ASSD: SYNTHETIC SPEECH DETECTION IN THE AAC COMPRESSED DOMAIN
Amit Kumar Singh Yadav (Purdue University); Ziyue Xiang (Purdue University); Emily Bartusiak (Purdue University); Paolo Bestagini (Politecnico di Milano); Stefano Tubaro (Politecnico di Milano, Italy); Edward Delp (Purdue University)
-
SPS
IEEE Members: $11.00
Non-members: $15.00
Synthetic human speech signals have become very easy to generate given modern text-to-speech methods. When these signals are shared on social media they are often compressed using the Advanced Audio Coding (AAC) standard. Our goal is to study if a small set of coding metadata contained in the AAC compressed bit stream is sufficient to detect synthetic speech. This would avoid decompressing of the speech signals before analysis. We call our proposed method AAC Synthetic Speech Detection (ASSD).
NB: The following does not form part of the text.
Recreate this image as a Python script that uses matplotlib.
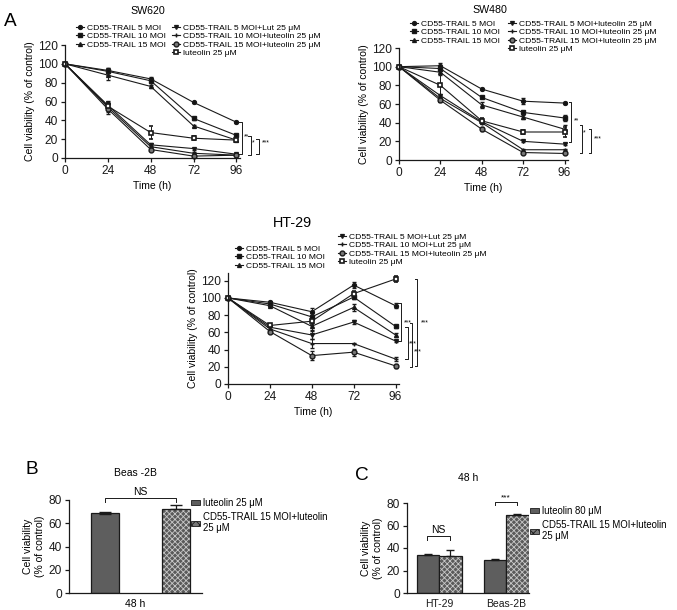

ASSD extracts information from the AAC compressed bit stream without decompressing the speech signal. ASSD analyzes the information using a transformer neural network. In our experiments, we compressed the ASVSpoof19 dataset according to the AAC standard using different data rates. We compared the performance of ASSD to a time domain based and a spectrogram based synthetic speech detection methods. We evaluated ASSD on approximately 71k compressed speech signals. The results show that our proposed method typically only requires 1000 bits per speech block/frame from the AAC compressed bit stream to detect synthetic speech. This is much lower than other reported methods. Our method also had a 9.7 percentage points higher detection accuracy compared to existing methods.